Workplace Drug Screening Opinion Case Study

Excerpt from Case Study :

Drug Testing in the Workplace

Most employers in the United States are not required to do drug testing on either current or potential employees, although the majority have the right to do so (United States Department of Labor, 2010). Drug testing is not required under the Drug-Free Workplace Act of 1988. The Act can be confusing and challenging for employers, however, since it essentially states that any organization receiving federal grants or contracts must be drug-free but does not contain language that specifically allows for drug testing (Thompson Reuters 2011). Many state and local governments limit or prohibit drug testing unless required for certain jobs with state or Federal governments.

As far back as 1997, the American Civil Liberties Union was deploring the use of drug testing in the workplace, citing an increase of 277% over a ten-year period (American Civil Liberties Union, 1997). Drug testing remains a controversial issue and one's viewpoint often depends on whether one is an employer or an employee.

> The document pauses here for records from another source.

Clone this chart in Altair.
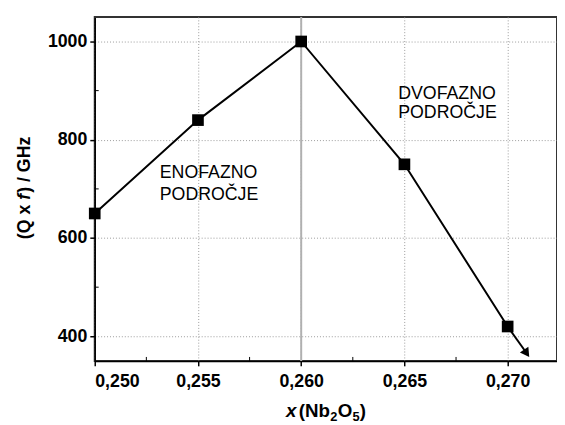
import altair as alt
import pandas as pd

# data
x_vals = [0.250, 0.255, 0.260, 0.265, 0.270]
qf_vals = [650, 840, 1000, 750, 420]
arrow_x = [0.270, 0.27088]
arrow_y = [420, 368]
x_ticks = [0.250, 0.255, 0.260, 0.265, 0.270]
y_ticks = [400, 600, 800, 1000]
x_minor = [0.2525, 0.2575, 0.2625, 0.2675]
y_minor = [500, 700, 900]
boundary_x = [0.260]
region_text = ["ENOFAZNO", "PODROČJE", "DVOFAZNO", "PODROČJE"]
region_x = [0.25315, 0.25315, 0.26470, 0.26470]
region_y = [723, 677, 883.5, 843.4]

FONT = "Liberation Sans"

xs = alt.Scale(domain=[0.250, 0.27239], nice=False, zero=False)
ys = alt.Scale(domain=[350, 1050], nice=False, zero=False)

x_axis = alt.Axis(values=x_ticks, labelExpr="replace(format(datum.value, '.3f'), '.', ',')",
                  grid=True, gridDash=[1, 2], gridColor="#9a9a9a", gridWidth=1, title=None,
                  labelPadding=7)
y_axis = alt.Axis(values=y_ticks, format="d", grid=True, gridDash=[1, 2], gridColor="#9a9a9a",
                  gridWidth=1, title=None, labelPadding=3)

def X(field="x"):
    return alt.X(f"{field}:Q", scale=xs, axis=x_axis)

def Y(field="y"):
    return alt.Y(f"{field}:Q", scale=ys, axis=y_axis)

df = pd.DataFrame({"x": x_vals, "y": qf_vals})
arrow_df = pd.DataFrame({"x": arrow_x, "y": arrow_y})
arrow_tip = arrow_df.iloc[[-1]]
xminor_df = pd.DataFrame({"x": x_minor})
yminor_df = pd.DataFrame({"y": y_minor})
bound_df = pd.DataFrame({"x": boundary_x})
reg_df = pd.DataFrame({"x": region_x, "y": region_y, "t": region_text})

boundary = alt.Chart(bound_df).mark_rule(color="#b0b0b0", strokeWidth=2).encode(x=X())
xminor = alt.Chart(xminor_df).mark_rule(color="black", strokeWidth=1).encode(
    x=X(), y=alt.value(349), y2=alt.value(345))
yminor = alt.Chart(yminor_df).mark_rule(color="black", strokeWidth=1).encode(
    y=Y(), x=alt.value(0), x2=alt.value(4))
line = alt.Chart(df).mark_line(color="black", strokeWidth=2).encode(x=X(), y=Y())
pts = alt.Chart(df).mark_square(color="black", size=140, opacity=1).encode(x=X(), y=Y())
arrow_line = alt.Chart(arrow_df).mark_line(color="black", strokeWidth=2).encode(x=X(), y=Y())
arrow_head = alt.Chart(arrow_tip).mark_point(shape="triangle", angle=145, size=110, filled=True,
                                             color="black", opacity=1).encode(x=X(), y=Y())
regions = alt.Chart(reg_df).mark_text(font=FONT, fontSize=18, align="left",
                                      baseline="alphabetic", color="black").encode(
    x=X(), y=Y(), text="t:N")

def piece(txt, px, py, size=18, italic=False, angle=0):
    kw = dict(font=FONT, fontSize=size, fontWeight="bold", align="left",
              color="black")
    if italic:
        kw["fontStyle"] = "italic"
    if angle:
        kw["angle"] = angle
        kw["baseline"] = "middle"
    else:
        kw["baseline"] = "alphabetic"
    return alt.Chart(pd.DataFrame({"t": [txt]})).mark_text(**kw).encode(
        text="t:N", x=alt.value(px), y=alt.value(py))

xtitle = [
    piece("x", 194, 406, size=19, italic=True),
    piece("(Nb", 207, 406, size=19),
    piece("2", 239, 410, size=13),
    piece("O", 246.5, 406, size=19),
    piece("5", 261.5, 410, size=13),
    piece(")", 269, 406, size=19),
]
ytitle = [
    piece("(Q x", -71, 225.5, angle=270),
    piece("f", -71, 185.5, italic=True, angle=270),
    piece(") / GHz", -71, 178.5, angle=270),
]

chart = alt.layer(boundary, line, arrow_line, arrow_head, pts, xminor, yminor, regions,
                  *xtitle, *ytitle).properties(
    width=469, height=349,
    padding={"left": 88, "top": 6, "right": 0, "bottom": 62},
    autosize="none",
).configure_view(stroke="#333333", strokeWidth=2).configure_axis(
    labelFont=FONT, labelFontSize=18, labelFontWeight="bold", labelColor="black",
    domainColor="black", domainWidth=1.5, tickColor="black", tickWidth=1.5, tickSize=5,
)

chart.save("out.html", embed_options={"renderer": "svg", "actions": False})
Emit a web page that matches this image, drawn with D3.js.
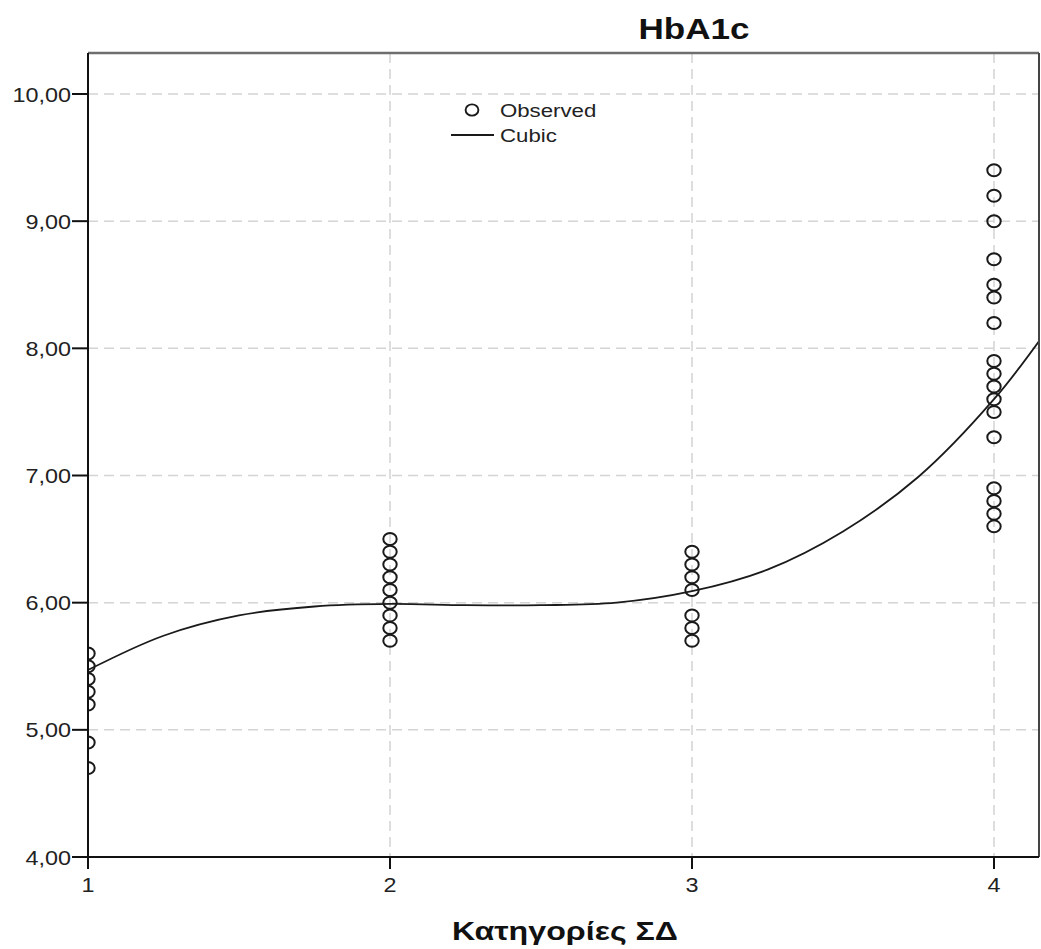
<!DOCTYPE html>
<html>
<head>
<meta charset="utf-8">
<script src="https://cdn.jsdelivr.net/npm/d3@7"></script>
<style>
  body { margin: 0; background: #fff; }
  svg { display: block; font-family: "Liberation Sans", Arial, sans-serif; }
</style>
</head>
<body>
<div id="chart"></div>
<script>
// HbA1c by diabetes category, observed values + cubic fit (SPSS-style curve estimation)

const categories = [1, 2, 3, 4];
const yTicks = [4, 5, 6, 7, 8, 9, 10];

// observed HbA1c per category
const obsCat1 = [5.6, 5.5, 5.4, 5.3, 5.2, 4.9, 4.7];
const obsCat2 = [6.5, 6.4, 6.3, 6.2, 6.1, 6.0, 5.9, 5.8, 5.7];
const obsCat3 = [6.4, 6.3, 6.2, 6.1, 5.9, 5.8, 5.7];
const obsCat4 = [9.4, 9.2, 9.0, 8.7, 8.5, 8.4, 8.2, 7.9, 7.8, 7.7, 7.6, 7.5, 7.3, 6.9, 6.8, 6.7, 6.6];

// cubic fit
const fitX = [1, 1.25, 1.5, 1.75, 2, 2.25, 2.5, 2.75, 3, 3.25, 3.5, 3.75, 4, 4.15];
const fitY = [5.47, 5.74, 5.90, 5.97, 5.99, 5.98, 5.98, 6.00, 6.09, 6.26, 6.56, 6.99, 7.60, 8.06];

const W = 1041, H = 949;
const SX = 1.17; // the reference is stretched a bit horizontally
const fmt = v => d3.format('.2f')(v).replace('.', ',');

const svg = d3.select('#chart').append('svg').attr('width', W).attr('height', H);

const x = d3.scaleLinear().domain([1, 4]).range([88, 994]);
const y = d3.scaleLinear().domain([4, 10]).range([857, 94]);
const pL = 88, pR = 1039, pT = 53, pB = 857;

svg.append('defs').append('clipPath').attr('id', 'plot')
  .append('rect').attr('x', pL).attr('y', pT).attr('width', pR - pL).attr('height', pB - pT);

// gridlines
const grid = svg.append('g').attr('stroke', '#d4d4d4').attr('stroke-width', 1.5).attr('stroke-dasharray', '10,6');
grid.selectAll('line.h').data(yTicks.slice(1)).join('line').attr('class', 'h')
  .attr('x1', pL).attr('x2', pR).attr('y1', d => y(d)).attr('y2', d => y(d));
grid.selectAll('line.v').data(categories.slice(1)).join('line').attr('class', 'v')
  .attr('x1', d => x(d)).attr('x2', d => x(d)).attr('y1', pT).attr('y2', pB);

const plot = svg.append('g').attr('clip-path', 'url(#plot)');

// observed points
const obs = [obsCat1, obsCat2, obsCat3, obsCat4]
  .flatMap((vals, i) => vals.map(v => ({ cat: categories[i], v })));
plot.selectAll('ellipse.obs').data(obs).join('ellipse').attr('class', 'obs')
  .attr('cx', d => x(d.cat)).attr('cy', d => y(d.v))
  .attr('rx', 6.7).attr('ry', 6.0)
  .attr('fill', 'none').attr('stroke', '#1a1a1a').attr('stroke-width', 2);

// cubic curve
plot.append('path')
  .datum(fitX.map((d, i) => [d, fitY[i]]))
  .attr('d', d3.line().x(d => x(d[0])).y(d => y(d[1])).curve(d3.curveCatmullRom))
  .attr('fill', 'none').attr('stroke', '#1a1a1a').attr('stroke-width', 1.8);

// frame
svg.append('line').attr('x1', pL).attr('x2', pR).attr('y1', pT).attr('y2', pT)
  .attr('stroke', '#6e6e6e').attr('stroke-width', 2.5);
svg.append('line').attr('x1', pR).attr('x2', pR).attr('y1', pT).attr('y2', pB)
  .attr('stroke', '#444').attr('stroke-width', 2);

// y axis
svg.append('line').attr('x1', pL).attr('x2', pL).attr('y1', pT).attr('y2', pB + 1)
  .attr('stroke', '#111').attr('stroke-width', 2);
const yAx = svg.append('g');
yAx.selectAll('line').data(yTicks).join('line')
  .attr('x1', pL - 16).attr('x2', pL).attr('y1', d => y(d)).attr('y2', d => y(d))
  .attr('stroke', '#111').attr('stroke-width', 2);
yAx.selectAll('text').data(yTicks).join('text')
  .attr('transform', d => `translate(${pL - 17},${y(d) + 7.5}) scale(${SX},1)`)
  .attr('text-anchor', 'end').attr('font-size', 20).attr('fill', '#222')
  .text(fmt);

// x axis
svg.append('line').attr('x1', pL - 1).attr('x2', pR).attr('y1', pB).attr('y2', pB)
  .attr('stroke', '#111').attr('stroke-width', 2);
const xAx = svg.append('g');
xAx.selectAll('line').data(categories).join('line')
  .attr('x1', d => x(d)).attr('x2', d => x(d)).attr('y1', pB).attr('y2', pB + 12)
  .attr('stroke', '#111').attr('stroke-width', 2);
xAx.selectAll('text').data(categories).join('text')
  .attr('transform', d => `translate(${x(d)},${pB + 35}) scale(${SX},1)`)
  .attr('text-anchor', 'middle').attr('font-size', 20).attr('fill', '#222')
  .text(d => d);

// titles
svg.append('text')
  .attr('transform', `translate(694,39) scale(${SX},1)`)
  .attr('text-anchor', 'middle').attr('font-size', 30).attr('font-weight', 'bold').attr('fill', '#111')
  .text('HbA1c');
svg.append('text')
  .attr('x', 452).attr('y', 940)
  .attr('font-size', 25).attr('font-weight', 'bold').attr('fill', '#111')
  .attr('textLength', 226).attr('lengthAdjust', 'spacingAndGlyphs')
  .text('Κατηγορίες ΣΔ');

// legend
const leg = svg.append('g');
leg.append('ellipse').attr('cx', 472).attr('cy', 110).attr('rx', 6.4).attr('ry', 5.6)
  .attr('fill', 'none').attr('stroke', '#1a1a1a').attr('stroke-width', 1.9);
leg.append('line').attr('x1', 451).attr('x2', 494).attr('y1', 135).attr('y2', 135)
  .attr('stroke', '#1a1a1a').attr('stroke-width', 1.8);
leg.append('text').attr('transform', `translate(500,117) scale(${SX},1)`)
  .attr('font-size', 19).attr('fill', '#222').text('Observed');
leg.append('text').attr('transform', `translate(500,142) scale(${SX},1)`)
  .attr('font-size', 19).attr('fill', '#222').text('Cubic');
</script>
</body>
</html>
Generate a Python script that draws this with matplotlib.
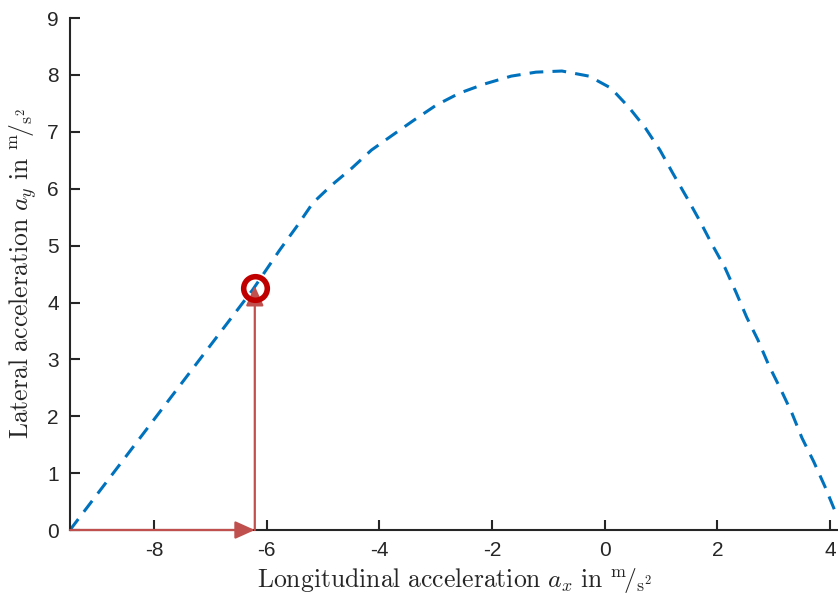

Individuals who are not drug users may give little thought to drug testing in the workplace. It is not an issue they can ignore. According to a study several years ago by the U.S. Department of Labor, more than eight million Americans use some type of illegal substance. As many as seventy-three percent of illicit drug users were reported to be employed (Smith, 2004, p. 45). It is difficult to find statistics since there is no mandatory reporting, but one can probably assume that these numbers have not changed much in the intervening years. It was likely then and now that many of the employed drug users worked for small firms that cannot afford to do drug testing or believe they do not need it.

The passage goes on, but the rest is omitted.